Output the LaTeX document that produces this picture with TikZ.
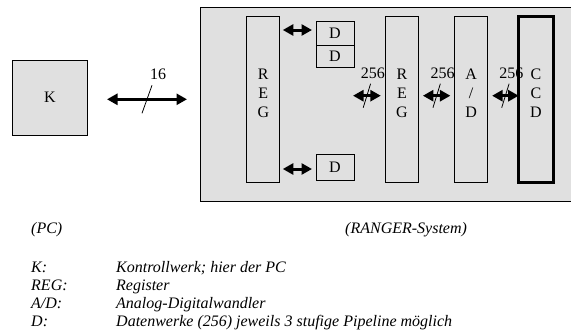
\documentclass[tikz,border=0pt]{standalone}
\usepackage{fontspec}
\setmainfont{Liberation Serif}
\usetikzlibrary{arrows.meta, calc, positioning}
\definecolor{panel}{HTML}{E0E0E0}
\tikzset{
  unit/.style={draw, fill=panel, line width=1pt, inner sep=0pt, outer sep=0pt},
  col/.style={unit, minimum width=33pt, minimum height=166pt},
  coltext/.style={align=center, inner sep=0pt},
  dbox/.style={unit, minimum width=38pt},
  bus/.style={{Triangle[length=10.5pt,width=11pt]}-{Triangle[length=10.5pt,width=11pt]}, line width=3pt},
  slash/.style={line width=0.8pt},
  legend/.style={font=\fontsize{16}{16}\selectfont\itshape, anchor=base west, inner sep=0pt,
    text height=11pt, text depth=3.5pt},
}

\begin{document}
\begin{tikzpicture}[x=1pt, y=-1pt, font=\fontsize{16}{19}\selectfont]
\useasboundingbox (0,0) rectangle (571,333);
\node[unit, minimum size=75pt] (K) at (50,97.5) {K};
\node[unit, line width=0.8pt, minimum width=380pt, minimum height=194.4pt] (ranger) at (390,104.5) {};
\node[col] (reg1) at (263.3,99.7) {};
\node[coltext] (reg1t) at ($(reg1)+(0,-6)$) {R\\E\\G};
\node[dbox, minimum height=24pt] (d1) at (335,33) {D};
\node[dbox, minimum height=22.7pt, below=0pt of d1] (d2) {D};
\node[dbox, minimum height=26pt] (d3) at (335,167) {D};
\node[col] (reg2) at (402,99.7) {};
\node[coltext] (reg2t) at ($(reg2)+(0,-6)$) {R\\E\\G};
\node[col] (ad) at (471.2,99.7) {};
\node[coltext] (adt) at ($(ad)+(0,-6)$) {A\\/\\D};
\node[col, line width=3pt, minimum width=34.6pt] (ccd) at (536,99.7) {};
\node[coltext] (ccdt) at ($(ccd)+(0,-6)$) {C\\C\\D};

% busse
\coordinate (kbus) at (107,99.3);
\coordinate (rbus) at (187,99.3);
\draw[bus] (kbus) -- coordinate[midway] (s16) (rbus);
\draw[bus] ($(reg1.east |- d1.west)+(3,-3)$) -- ($(d1.west)+(-4,-3)$);
\draw[bus] ($(reg1.east |- d3.west)+(3,2)$) -- ($(d3.west)+(-4,2)$);
\draw[bus] ($(d1.east |- reg2.west)+(-1,-4)$) -- coordinate[midway] (sa) ($(reg2.west)+(-4.7,-4)$);
\draw[bus] ($(reg2.east)+(4.4,-4)$) -- coordinate[midway] (sb) ($(ad.west)+(-4.3,-4)$);
\draw[bus] ($(ad.east)+(4.4,-4)$) -- coordinate[midway] (sc) ($(ccd.west)+(0,-4)$);

% querstriche
\draw[slash] ($(s16)+(-5,14)$) -- ($(s16)+(5,-14)$);
\node (l16) at ($(s16)+(11,-25)$) {16};
\draw[slash] ($(sa)+(-3.7,12)$) -- ($(sa)+(3.7,-12)$);
\node (la) at ($(sa)+(6,-22)$) {256};
\draw[slash] ($(sb)+(-3.7,12)$) -- ($(sb)+(3.7,-12)$);
\node (lb) at ($(sb)+(6,-22)$) {256};
\draw[slash] ($(sc)+(-3.7,12)$) -- ($(sc)+(3.7,-12)$);
\node (lc) at ($(sc)+(6,-22)$) {256};

% legende
\node[legend] (pc) at (31,233.3) {(PC)};
\node[legend] (rangerlabel) at (345,233.3) {(RANGER-System)};
\node[legend] (keyk) at (31,272) {K:};
\node[legend] (txtk) at (116,272) {Kontrollwerk; hier der PC};
\node[legend] (keyreg) at (31,290.3) {REG:};
\node[legend] (txtreg) at (116,290.3) {Register};
\node[legend] (keyad) at (31,308.5) {A/D:};
\node[legend] (txtad) at (116,308.5) {Analog-Digitalwandler};
\node[legend] (keyd) at (31,326.5) {D:};
\node[legend] (txtd) at (116,326.5) {Datenwerke (256) jeweils 3 stufige Pipeline möglich};
\end{tikzpicture}
\end{document}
┄┄┄┄┄┄┄┄┄┄┄┄┄┄┄┄┄┄┄┄
Reproduce all of the material above word for word. Omit the pictures.

__The reply__
Output the LaTeX document that produces this picture with TikZ.
\documentclass[tikz,border=0pt]{standalone}
\usepackage{fontspec}
\setmainfont{Liberation Serif}
\usetikzlibrary{arrows.meta, calc, positioning}
\definecolor{panel}{HTML}{E0E0E0}
\tikzset{
  unit/.style={draw, fill=panel, line width=1pt, inner sep=0pt, outer sep=0pt},
  col/.style={unit, minimum width=33pt, minimum height=166pt},
  coltext/.style={align=center, inner sep=0pt},
  dbox/.style={unit, minimum width=38pt},
  bus/.style={{Triangle[length=10.5pt,width=11pt]}-{Triangle[length=10.5pt,width=11pt]}, line width=3pt},
  slash/.style={line width=0.8pt},
  legend/.style={font=\fontsize{16}{16}\selectfont\itshape, anchor=base west, inner sep=0pt,
    text height=11pt, text depth=3.5pt},
}

\begin{document}
\begin{tikzpicture}[x=1pt, y=-1pt, font=\fontsize{16}{19}\selectfont]
\useasboundingbox (0,0) rectangle (571,333);
\node[unit, minimum size=75pt] (K) at (50,97.5) {K};
\node[unit, line width=0.8pt, minimum width=380pt, minimum height=194.4pt] (ranger) at (390,104.5) {};
\node[col] (reg1) at (263.3,99.7) {};
\node[coltext] (reg1t) at ($(reg1)+(0,-6)$) {R\\E\\G};
\node[dbox, minimum height=24pt] (d1) at (335,33) {D};
\node[dbox, minimum height=22.7pt, below=0pt of d1] (d2) {D};
\node[dbox, minimum height=26pt] (d3) at (335,167) {D};
\node[col] (reg2) at (402,99.7) {};
\node[coltext] (reg2t) at ($(reg2)+(0,-6)$) {R\\E\\G};
\node[col] (ad) at (471.2,99.7) {};
\node[coltext] (adt) at ($(ad)+(0,-6)$) {A\\/\\D};
\node[col, line width=3pt, minimum width=34.6pt] (ccd) at (536,99.7) {};
\node[coltext] (ccdt) at ($(ccd)+(0,-6)$) {C\\C\\D};

% busse
\coordinate (kbus) at (107,99.3);
\coordinate (rbus) at (187,99.3);
\draw[bus] (kbus) -- coordinate[midway] (s16) (rbus);
\draw[bus] ($(reg1.east |- d1.west)+(3,-3)$) -- ($(d1.west)+(-4,-3)$);
\draw[bus] ($(reg1.east |- d3.west)+(3,2)$) -- ($(d3.west)+(-4,2)$);
\draw[bus] ($(d1.east |- reg2.west)+(-1,-4)$) -- coordinate[midway] (sa) ($(reg2.west)+(-4.7,-4)$);
\draw[bus] ($(reg2.east)+(4.4,-4)$) -- coordinate[midway] (sb) ($(ad.west)+(-4.3,-4)$);
\draw[bus] ($(ad.east)+(4.4,-4)$) -- coordinate[midway] (sc) ($(ccd.west)+(0,-4)$);

% querstriche
\draw[slash] ($(s16)+(-5,14)$) -- ($(s16)+(5,-14)$);
\node (l16) at ($(s16)+(11,-25)$) {16};
\draw[slash] ($(sa)+(-3.7,12)$) -- ($(sa)+(3.7,-12)$);
\node (la) at ($(sa)+(6,-22)$) {256};
\draw[slash] ($(sb)+(-3.7,12)$) -- ($(sb)+(3.7,-12)$);
\node (lb) at ($(sb)+(6,-22)$) {256};
\draw[slash] ($(sc)+(-3.7,12)$) -- ($(sc)+(3.7,-12)$);
\node (lc) at ($(sc)+(6,-22)$) {256};

% legende
\node[legend] (pc) at (31,233.3) {(PC)};
\node[legend] (rangerlabel) at (345,233.3) {(RANGER-System)};
\node[legend] (keyk) at (31,272) {K:};
\node[legend] (txtk) at (116,272) {Kontrollwerk; hier der PC};
\node[legend] (keyreg) at (31,290.3) {REG:};
\node[legend] (txtreg) at (116,290.3) {Register};
\node[legend] (keyad) at (31,308.5) {A/D:};
\node[legend] (txtad) at (116,308.5) {Analog-Digitalwandler};
\node[legend] (keyd) at (31,326.5) {D:};
\node[legend] (txtd) at (116,326.5) {Datenwerke (256) jeweils 3 stufige Pipeline möglich};
\end{tikzpicture}
\end{document}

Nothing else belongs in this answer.